Your task is to print all of the material verbatim.
--------
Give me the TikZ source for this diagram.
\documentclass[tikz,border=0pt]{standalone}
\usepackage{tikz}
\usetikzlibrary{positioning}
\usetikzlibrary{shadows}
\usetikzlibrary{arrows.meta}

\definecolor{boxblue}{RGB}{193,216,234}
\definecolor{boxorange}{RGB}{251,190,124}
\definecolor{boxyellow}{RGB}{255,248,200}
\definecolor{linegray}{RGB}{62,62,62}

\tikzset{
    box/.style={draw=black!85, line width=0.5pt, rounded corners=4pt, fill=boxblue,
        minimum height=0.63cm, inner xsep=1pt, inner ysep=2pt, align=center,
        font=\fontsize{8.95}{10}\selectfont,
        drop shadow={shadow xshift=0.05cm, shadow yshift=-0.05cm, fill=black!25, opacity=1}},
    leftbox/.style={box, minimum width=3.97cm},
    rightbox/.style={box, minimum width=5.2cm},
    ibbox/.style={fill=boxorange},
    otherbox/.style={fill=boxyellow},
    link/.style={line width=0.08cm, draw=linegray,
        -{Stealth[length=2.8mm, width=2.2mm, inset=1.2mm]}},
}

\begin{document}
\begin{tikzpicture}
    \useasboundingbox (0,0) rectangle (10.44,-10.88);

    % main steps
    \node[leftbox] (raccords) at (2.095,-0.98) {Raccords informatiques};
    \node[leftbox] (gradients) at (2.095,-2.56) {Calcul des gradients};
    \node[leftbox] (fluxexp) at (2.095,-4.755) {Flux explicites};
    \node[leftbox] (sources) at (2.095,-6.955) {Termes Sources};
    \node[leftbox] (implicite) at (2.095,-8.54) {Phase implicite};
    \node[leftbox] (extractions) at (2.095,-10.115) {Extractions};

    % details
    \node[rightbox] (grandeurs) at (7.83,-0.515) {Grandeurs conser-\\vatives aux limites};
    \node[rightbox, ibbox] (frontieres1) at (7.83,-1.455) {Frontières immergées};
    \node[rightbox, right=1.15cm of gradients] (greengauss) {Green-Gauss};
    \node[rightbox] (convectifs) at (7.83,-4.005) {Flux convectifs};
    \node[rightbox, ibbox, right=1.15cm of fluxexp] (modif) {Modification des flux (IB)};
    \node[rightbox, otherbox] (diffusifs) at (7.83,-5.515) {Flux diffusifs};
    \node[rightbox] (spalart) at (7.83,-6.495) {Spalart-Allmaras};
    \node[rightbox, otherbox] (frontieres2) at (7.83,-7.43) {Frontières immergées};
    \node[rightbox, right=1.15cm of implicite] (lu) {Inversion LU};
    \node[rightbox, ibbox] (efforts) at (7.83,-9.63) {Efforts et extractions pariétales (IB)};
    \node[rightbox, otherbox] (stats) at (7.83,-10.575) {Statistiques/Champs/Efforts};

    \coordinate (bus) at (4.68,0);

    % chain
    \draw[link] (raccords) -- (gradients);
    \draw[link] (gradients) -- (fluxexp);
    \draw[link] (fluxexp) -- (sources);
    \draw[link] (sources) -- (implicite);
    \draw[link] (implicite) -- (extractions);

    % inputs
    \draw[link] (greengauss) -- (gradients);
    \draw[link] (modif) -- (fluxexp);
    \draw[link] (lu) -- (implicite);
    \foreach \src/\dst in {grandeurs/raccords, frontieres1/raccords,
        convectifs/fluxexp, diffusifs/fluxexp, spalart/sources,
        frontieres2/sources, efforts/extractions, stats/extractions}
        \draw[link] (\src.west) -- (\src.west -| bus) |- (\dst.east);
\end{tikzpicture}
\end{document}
--------
Reply to the task:
Give me the TikZ source for this diagram.
\documentclass[tikz,border=0pt]{standalone}
\usepackage{tikz}
\usetikzlibrary{positioning}
\usetikzlibrary{shadows}
\usetikzlibrary{arrows.meta}

\definecolor{boxblue}{RGB}{193,216,234}
\definecolor{boxorange}{RGB}{251,190,124}
\definecolor{boxyellow}{RGB}{255,248,200}
\definecolor{linegray}{RGB}{62,62,62}

\tikzset{
    box/.style={draw=black!85, line width=0.5pt, rounded corners=4pt, fill=boxblue,
        minimum height=0.63cm, inner xsep=1pt, inner ysep=2pt, align=center,
        font=\fontsize{8.95}{10}\selectfont,
        drop shadow={shadow xshift=0.05cm, shadow yshift=-0.05cm, fill=black!25, opacity=1}},
    leftbox/.style={box, minimum width=3.97cm},
    rightbox/.style={box, minimum width=5.2cm},
    ibbox/.style={fill=boxorange},
    otherbox/.style={fill=boxyellow},
    link/.style={line width=0.08cm, draw=linegray,
        -{Stealth[length=2.8mm, width=2.2mm, inset=1.2mm]}},
}

\begin{document}
\begin{tikzpicture}
    \useasboundingbox (0,0) rectangle (10.44,-10.88);

    % main steps
    \node[leftbox] (raccords) at (2.095,-0.98) {Raccords informatiques};
    \node[leftbox] (gradients) at (2.095,-2.56) {Calcul des gradients};
    \node[leftbox] (fluxexp) at (2.095,-4.755) {Flux explicites};
    \node[leftbox] (sources) at (2.095,-6.955) {Termes Sources};
    \node[leftbox] (implicite) at (2.095,-8.54) {Phase implicite};
    \node[leftbox] (extractions) at (2.095,-10.115) {Extractions};

    % details
    \node[rightbox] (grandeurs) at (7.83,-0.515) {Grandeurs conser-\\vatives aux limites};
    \node[rightbox, ibbox] (frontieres1) at (7.83,-1.455) {Frontières immergées};
    \node[rightbox, right=1.15cm of gradients] (greengauss) {Green-Gauss};
    \node[rightbox] (convectifs) at (7.83,-4.005) {Flux convectifs};
    \node[rightbox, ibbox, right=1.15cm of fluxexp] (modif) {Modification des flux (IB)};
    \node[rightbox, otherbox] (diffusifs) at (7.83,-5.515) {Flux diffusifs};
    \node[rightbox] (spalart) at (7.83,-6.495) {Spalart-Allmaras};
    \node[rightbox, otherbox] (frontieres2) at (7.83,-7.43) {Frontières immergées};
    \node[rightbox, right=1.15cm of implicite] (lu) {Inversion LU};
    \node[rightbox, ibbox] (efforts) at (7.83,-9.63) {Efforts et extractions pariétales (IB)};
    \node[rightbox, otherbox] (stats) at (7.83,-10.575) {Statistiques/Champs/Efforts};

    \coordinate (bus) at (4.68,0);

    % chain
    \draw[link] (raccords) -- (gradients);
    \draw[link] (gradients) -- (fluxexp);
    \draw[link] (fluxexp) -- (sources);
    \draw[link] (sources) -- (implicite);
    \draw[link] (implicite) -- (extractions);

    % inputs
    \draw[link] (greengauss) -- (gradients);
    \draw[link] (modif) -- (fluxexp);
    \draw[link] (lu) -- (implicite);
    \foreach \src/\dst in {grandeurs/raccords, frontieres1/raccords,
        convectifs/fluxexp, diffusifs/fluxexp, spalart/sources,
        frontieres2/sources, efforts/extractions, stats/extractions}
        \draw[link] (\src.west) -- (\src.west -| bus) |- (\dst.east);
\end{tikzpicture}
\end{document}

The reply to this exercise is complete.